Figure scripts:
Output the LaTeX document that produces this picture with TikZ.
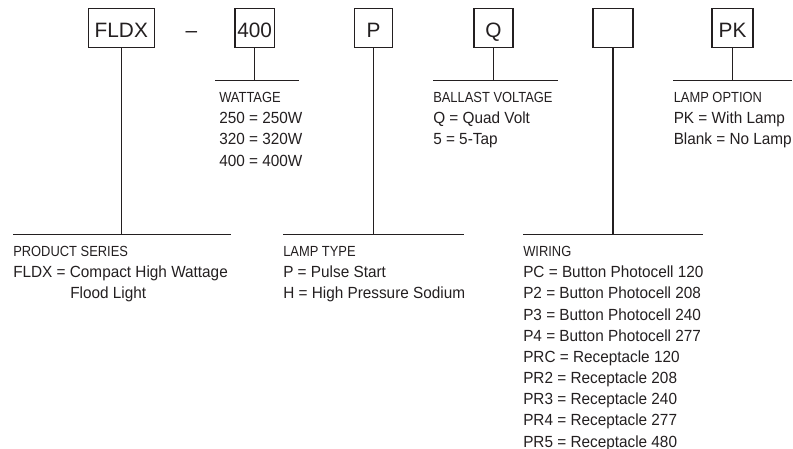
\documentclass[tikz,border=0pt]{standalone}
\usepackage{fontspec}
\setmainfont{Liberation Sans}
\newfontfamily\ttlfont[FakeStretch=0.88]{Liberation Sans}
\newfontfamily\valfont[FakeStretch=0.95]{Liberation Sans}
\definecolor{ink}{HTML}{231F20}
\tikzset{
  box/.style={draw=ink, line width=0.8pt, minimum height=29.25pt, inner sep=0pt,
    text height=15.3pt, text depth=0pt, font=\fontsize{15.6}{18}\selectfont, text=ink},
  ttl/.style={anchor=base west, inner sep=0pt, font=\ttlfont\fontsize{11}{13}\selectfont, text=ink},
  val/.style={anchor=base west, inner sep=0pt, font=\valfont\fontsize{12.1}{14}\selectfont, text=ink},
  lnk/.style={draw=ink, line width=0.8pt}
}
\begin{document}
\begin{tikzpicture}[x=0.75pt,y=-0.75pt]
\useasboundingbox (0,0) rectangle (793,449);
% code boxes
\node[box, minimum width=49.5pt] (fldx) at (121.3,27.8) {FLDX};
\node[box, minimum width=29.6pt] (watt) at (254.7,27.8) {400};
\node[box, minimum width=28.1pt] (ltype) at (373.5,27.8) {P};
\node[box, minimum width=29.25pt] (ballast) at (493.5,27.8) {Q};
\node[box, minimum width=30pt] (wiring) at (613,27.8) {};
\node[box, minimum width=30.75pt] (lopt) at (732.5,27.8) {PK};
\node[anchor=base, inner sep=0pt, font=\fontsize{15.6}{18}\selectfont, text=ink] (dash) at (191.5,38) {–};
% bars
\coordinate (sL) at (13,234.3);  \coordinate (sR) at (231,234.3);
\coordinate (wL) at (215,80.7);  \coordinate (wR) at (299,80.7);
\coordinate (tL) at (283,234.3); \coordinate (tR) at (464,234.3);
\coordinate (bL) at (433,80.7);  \coordinate (bR) at (558,80.7);
\coordinate (iL) at (523,234.3); \coordinate (iR) at (703,234.3);
\coordinate (oL) at (673,80.7);  \coordinate (oR) at (792,80.7);
\draw[lnk] (sL) -- (sR);  \draw[lnk] (fldx.south) -- (fldx.south |- sL);
\draw[lnk] (wL) -- (wR);  \draw[lnk] (watt.south) -- (watt.south |- wL);
\draw[lnk] (tL) -- (tR);  \draw[lnk] (ltype.south) -- (ltype.south |- tL);
\draw[lnk] (bL) -- (bR);  \draw[lnk] (ballast.south) -- (ballast.south |- bL);
\draw[lnk] (iL) -- (iR);  \draw[lnk] (wiring.south) -- (wiring.south |- iL);
\draw[lnk] (oL) -- (oR);  \draw[lnk] (lopt.south) -- (lopt.south |- oL);
% product series
\node[ttl] (s0) at (13,256.8) {PRODUCT SERIES};
\node[val] (s1) at (13,277.8) {FLDX = Compact High Wattage};
\node[val] (s2) at (70,298.95) {Flood Light};
% wattage
\node[ttl] (w0) at (219,102.2) {WATTAGE};
\node[val] (w1) at (219,123.85) {250 = 250W};
\node[val] (w2) at (219,145) {320 = 320W};
\node[val] (w3) at (219,166.15) {400 = 400W};
% lamp type
\node[ttl] (t0) at (283,256.8) {LAMP TYPE};
\node[val] (t1) at (283,277.8) {P = Pulse Start};
\node[val] (t2) at (283,298.95) {H = High Pressure Sodium};
% ballast
\node[ttl] (b0) at (433,102.2) {BALLAST VOLTAGE};
\node[val] (b1) at (433,123.85) {Q = Quad Volt};
\node[val] (b2) at (433,145) {5 = 5-Tap};
% wiring
\node[ttl] (i0) at (523,256.8) {WIRING};
\foreach \t [count=\i] in {PC = Button Photocell 120, P2 = Button Photocell 208,
  P3 = Button Photocell 240, P4 = Button Photocell 277, PRC = Receptacle 120,
  PR2 = Receptacle 208, PR3 = Receptacle 240, PR4 = Receptacle 277, PR5 = Receptacle 480}
  \node[val] (i\i) at (523,{256.65+21.15*\i}) {\t};
% lamp option
\node[ttl] (o0) at (673.5,102.2) {LAMP OPTION};
\node[val] (o1) at (673.5,123.85) {PK = With Lamp};
\node[val] (o2) at (673.5,145) {Blank = No Lamp};
\end{tikzpicture}
\end{document}
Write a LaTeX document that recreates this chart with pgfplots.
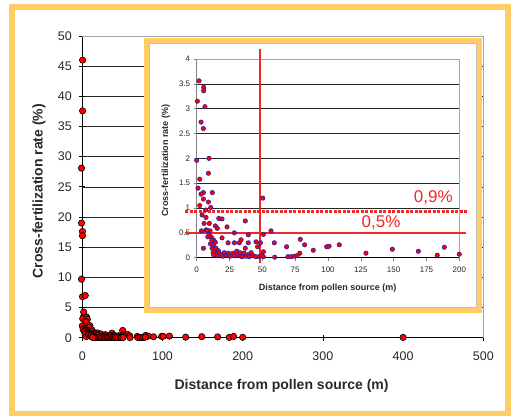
\documentclass[border=0pt]{standalone}
\usepackage{fontspec}
\setmainfont{Liberation Sans}
\usepackage{pgfplots}
\pgfplotsset{compat=1.18}
\definecolor{frameorange}{RGB}{255,204,102}
\definecolor{redline}{RGB}{240,40,40}
\definecolor{markblue}{RGB}{40,30,170}
\definecolor{txt}{RGB}{40,40,40}

\pgfplotstableread{
x y
1.8 3.56
5.3 3.43
5.3 3.36
0.5 3.15
6.3 3.04
3.3 2.73
5.1 2.60
0.0 1.96
9.4 2.00
8.9 1.70
2.3 1.58
1.0 1.40
5.1 1.31
3.3 1.28
11.9 1.31
5.1 1.18
2.3 1.05
8.9 1.12
10.7 1.01
6.9 0.96
4.1 0.86
7.1 0.81
5.6 0.69
9.6 0.69
16.8 0.79
19.3 0.78
37.0 0.74
50.3 1.20
3.6 0.54
7.1 0.56
10.2 0.54
14.2 0.64
15.7 0.59
23.1 0.62
28.7 0.50
56.6 0.54
50.8 0.47
5.1 0.19
9.6 0.46
11.2 0.41
12.7 0.36
14.2 0.31
11.7 0.19
19.3 0.40
23.9 0.30
28.7 0.30
32.5 0.30
33.8 0.36
39.3 0.46
39.3 0.30
37.0 0.19
45.2 0.32
48.5 0.30
46.4 0.22
59.1 0.30
68.5 0.22
78.9 0.37
82.2 0.26
88.8 0.15
99.0 0.22
100.8 0.23
108.6 0.26
128.9 0.09
149.0 0.17
168.8 0.13
183.2 0.05
188.6 0.21
200.0 0.07
12.7 0.26
14.7 0.19
16.5 0.14
13.5 0.12
14.0 0.08
15.5 0.05
17.0 0.10
18.5 0.06
20.0 0.03
21.0 0.10
22.5 0.05
24.0 0.09
25.5 0.03
27.4 0.09
29.0 0.04
30.5 0.13
31.5 0.05
33.0 0.10
34.5 0.02
36.0 0.09
37.5 0.03
39.0 0.06
40.0 0.02
41.5 0.10
43.0 0.04
45.0 0.02
47.5 0.02
49.0 0.04
50.8 0.12
50.8 0.02
59.4 0.01
69.5 0.02
72.0 0.02
74.5 0.03
76.5 0.04
78.5 0.09
8.0 0.55
8.5 0.42
10.5 0.28
11.5 0.35
12.5 0.10
13.0 0.05
}\insetdata

\pgfplotstableread{
x y
0.4 46.0
0.4 37.6
-1.0 28.1
-1.0 19.0
0.2 17.6
0.2 16.9
-1.0 9.7
0.2 6.8
3.7 7.0
1.7 4.25
400 0.05
}\extradata

\begin{document}
\begin{tikzpicture}[x=1pt,y=1pt]
\path[use as bounding box] (0,0) rectangle (511,415);
\draw[frameorange, line width=6pt] (11.5,1.5) rectangle (508,408);

% main chart
\begin{axis}[
  at={(82.3pt,77.3pt)}, anchor=south west,
  scale only axis, width=401pt, height=301.7pt,
  xmin=0, xmax=500, ymin=0, ymax=50,
  xtick={0,100,...,500}, ytick={0,5,...,50},
  axis x line*=bottom, axis y line*=left,
  axis line style={black, line width=0.8pt, -},
  ymajorgrids, grid style={black!85, line width=0.6pt},
  tick align=center, major tick length=6pt,
  tick style={black, line width=0.8pt},
  /pgf/number format/assume math mode=true,
  tick label style={font=\fontsize{12.5}{14}\selectfont, text=txt},
  xticklabel style={yshift=-8pt},
  yticklabel style={xshift=-4pt},
  xlabel={Distance from pollen source (m)},
  ylabel={Cross-fertilization rate (\%)},
  label style={font=\fontsize{14}{16}\selectfont\bfseries, text=txt},
  xlabel style={at={(axis description cs:0.497,-0.159)}, anchor=center},
  ylabel style={at={(axis description cs:-0.108,0.486)}, anchor=center},
  clip=false,
]
\draw[gray!70, line width=0.8pt] (rel axis cs:0,1) -- (rel axis cs:1,1) -- (rel axis cs:1,0);
\addplot[only marks, mark=*, mark size=3.2pt,
  mark options={fill=red, draw=black, line width=0.6pt}] table[x=x,y=y] {\insetdata};
\addplot[only marks, mark=*, mark size=3.2pt,
  mark options={fill=red, draw=black, line width=0.6pt}] table[x=x,y=y] {\extradata};
\end{axis}

% inset frame
\draw[frameorange, line width=5pt, fill=white] (146.5,104.5) rectangle (479.5,374.8);
\draw[gray!50, line width=0.8pt] (149.5,107.5) rectangle (476.5,371.8);

\begin{axis}[
  at={(196.7pt,157.3pt)}, anchor=south west,
  scale only axis, width=262.6pt, height=198.7pt,
  xmin=0, xmax=200, ymin=0, ymax=4,
  xtick={0,25,...,200}, ytick={0,0.5,...,4},
  axis x line*=bottom, axis y line*=left,
  x axis line style={black, line width=0.8pt, -},
  y axis line style={gray, line width=1.5pt, -},
  ymajorgrids, grid style={black!85, line width=0.6pt},
  tick align=outside, major tick length=3pt,
  tick style={gray, line width=0.6pt},
  /pgf/number format/assume math mode=true,
  tick label style={font=\fontsize{8}{9}\selectfont, text=txt},
  xticklabel style={yshift=-3pt},
  xlabel={Distance from pollen source (m)},
  ylabel={Cross-fertilization rate (\%)},
  label style={font=\fontsize{9}{10}\selectfont\bfseries, text=txt},
  xlabel style={at={(axis description cs:0.499,-0.152)}, anchor=center},
  ylabel style={at={(axis description cs:-0.118,0.487)}, anchor=center},
  clip=false,
]
\draw[gray!70, line width=0.8pt] (rel axis cs:0,1) -- (rel axis cs:1,1) -- (rel axis cs:1,0);
\addplot[only marks, mark=*, mark size=2.2pt,
  mark options={fill=red, draw=markblue, line width=0.6pt}] table[x=x,y=y] {\insetdata};
\addplot[redline, line width=1.6pt] coordinates {(48.2,-0.1) (48.2,4.2)};
\addplot[redline, line width=2.6pt, dash pattern=on 3pt off 1.5pt] coordinates {(-8.9,0.93) (206.6,0.93)};
\addplot[redline, line width=1.8pt] coordinates {(-8.9,0.50) (205,0.50)};
\node[text=redline, font=\fontsize{17}{18}\selectfont] at (axis cs:180.2,1.20) {0,9\%};
\node[text=redline, font=\fontsize{17}{18}\selectfont] at (axis cs:140.4,0.71) {0,5\%};
\end{axis}
\end{tikzpicture}
\end{document}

_WHAT YOU WILL DO_
Which lines of the material contain the string "that"? List each of them.

_ANSWER_
Output the LaTeX document that produces this picture with TikZ.
Write a LaTeX document that recreates this chart with pgfplots.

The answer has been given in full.